WASHINGTON, D.C., MARCH 10, 2011 (Zenit.org).- The U.S. bishops are commending all those who worked for the successful abolishment of the death penalty in Illinois.
Illinois Governor Pat Quinn signed the law on Wednesday banning the death penalty in his state.
The United States Conference of Catholic Bishops (USCCB) congratulated the Illinois bishops, the Catholic Conference of Illinois, the Catholic Mobilizing Network to End the Use of the Death Penalty, and all other advocates who supported this effort.
Kathy Saile, director of USCCB Domestic Social Development, stated, “These advocates have worked tirelessly to ensure that Illinois joins the growing momentum to turn away from the use of the death penalty in our country.”
Illinois is the 16th state to ban the death penalty, and the fourth since 2007. It is also banned in Washington, D.C.
Bishop Stephen Blaire of Stockton, California, chairman of the USCCB Committee on Domestic Justice and Human Development, wrote Quinn on March 3: “Pope Benedict XVI and his predecessor, Pope John Paul II, have called for the end to the use of the death penalty as a sign of greater respect for all human life.”
Referencing the U.S. bishops’ document “A Culture of Life and the Penalty of Death,” the prelate added, “Respect for life applies to all, even the perpetrators of terrible acts.”
He affirmed, “Punishment should be consistent with the demands of justice and with respect for human life and dignity.”
Culture of life
The bishop noted that passing this law would contribute to “building a culture of life in our country.”
In response to this move by the governor, the Catholic Conference of Illinois, the public policy arm of the Church in that state, noted that this law will also “direct funding to services for victims’ families and for law enforcement training.”

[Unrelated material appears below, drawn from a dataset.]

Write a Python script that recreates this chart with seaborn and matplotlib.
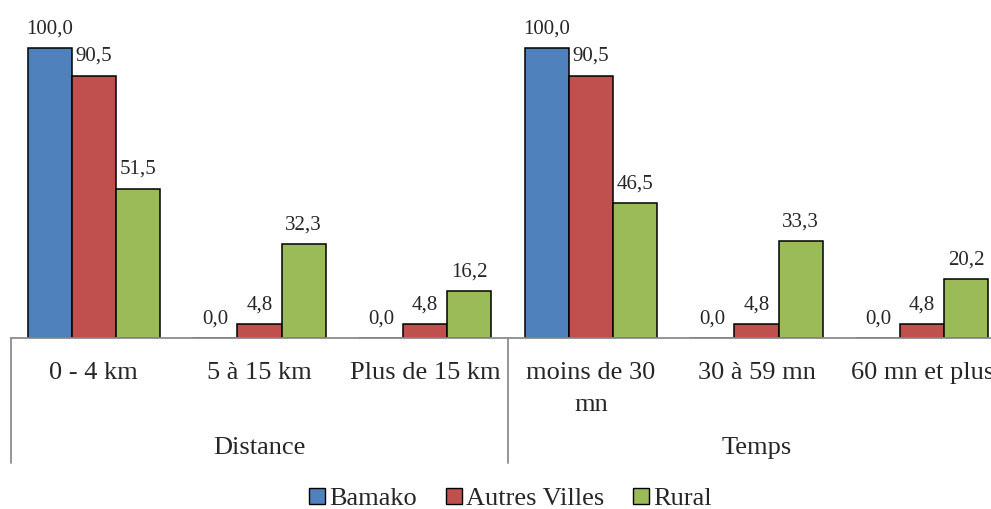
import pandas as pd
import numpy as np
import seaborn as sns
from matplotlib import pyplot as plt
from matplotlib.patches import Patch
from matplotlib import transforms

categories = ['0 - 4 km', '5 à 15 km', 'Plus de 15 km',
              'moins de 30\nmn', '30 à 59 mn', '60 mn et plus']
groups = ['Distance', 'Temps']
series = ['Bamako', 'Autres Villes', 'Rural']
bamako = [100.0, 0.0, 0.0, 100.0, 0.0, 0.0]
autres = [90.5, 4.8, 4.8, 90.5, 4.8, 4.8]
rural = [51.5, 32.3, 16.2, 46.5, 33.3, 20.2]
colors = ['#4F81BD', '#C0504D', '#9BBB59']

df = pd.DataFrame({
    'cat': categories * 3,
    'zone': np.repeat(series, len(categories)),
    'val': bamako + autres + rural,
})

sns.set_style('white')
plt.rcParams['font.family'] = ['Liberation Serif', 'DejaVu Serif']

fig = plt.figure(figsize=(9.91, 5.09), dpi=100)
# axes runs past the right edge, as in the original (last label is cut)
ax = fig.add_axes([11 / 991, 171 / 509, 994 / 991, 319 / 509])

sns.barplot(data=df, x='cat', y='val', hue='zone', order=categories,
            hue_order=series, palette=colors, saturation=1, width=0.8,
            edgecolor='black', linewidth=1.1, errorbar=None, ax=ax)

for c in ax.containers:
    ax.bar_label(c, labels=[f'{v:.1f}'.replace('.', ',') for v in c.datavalues],
                 padding=7, fontsize=15)

ax.set_xlim(-0.5, 5.5)
ax.set_ylim(0, 110)
ax.set_xlabel('')
ax.set_ylabel('')
ax.set_yticks([])
ax.tick_params(axis='x', length=0, pad=17, labelsize=19)
for t in ax.get_xticklabels():
    t.set_linespacing(1.6)
for s in ['top', 'right', 'left']:
    ax.spines[s].set_visible(False)
ax.spines['bottom'].set_color('#8c8c8c')
ax.spines['bottom'].set_linewidth(1.3)

# group separators and group labels
tr = transforms.blended_transform_factory(ax.transData, fig.transFigure)
for xs in [-0.5, 2.5, 5.5]:
    ax.plot([xs, xs], [171 / 509, 46 / 509], color='#8c8c8c', lw=1.3,
            transform=tr, clip_on=False)
for i, g in enumerate(groups):
    ax.text(1 + 3 * i, 61 / 509, g, transform=tr, ha='center', va='center',
            fontsize=19)

ax.get_legend().remove()
handles = [Patch(facecolor=col, edgecolor='black', linewidth=1) for col in colors]
fig.legend(handles, series, loc='center', bbox_to_anchor=(0.515, 10 / 509),
           ncol=3, frameon=False, fontsize=19, handlelength=0.6,
           handleheight=0.6, handletextpad=0.15, columnspacing=1.1,
           borderaxespad=0)

plt.savefig('out.png', dpi=100)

It continued: “As we begin the Lenten season on this Ash Wednesday, and we reflect on the crucifixion of Jesus and the mystery of his death and resurrection, there is no better time for this landmark law to be approved.”
“The end of the use of the death penalty advances the development of a culture of life in our state,” the communiqué affirmed.
It added, “Furthermore, society will continue to be protected and those who commit crimes will still be held accountable through alternatives to the death penalty, including life without parole.”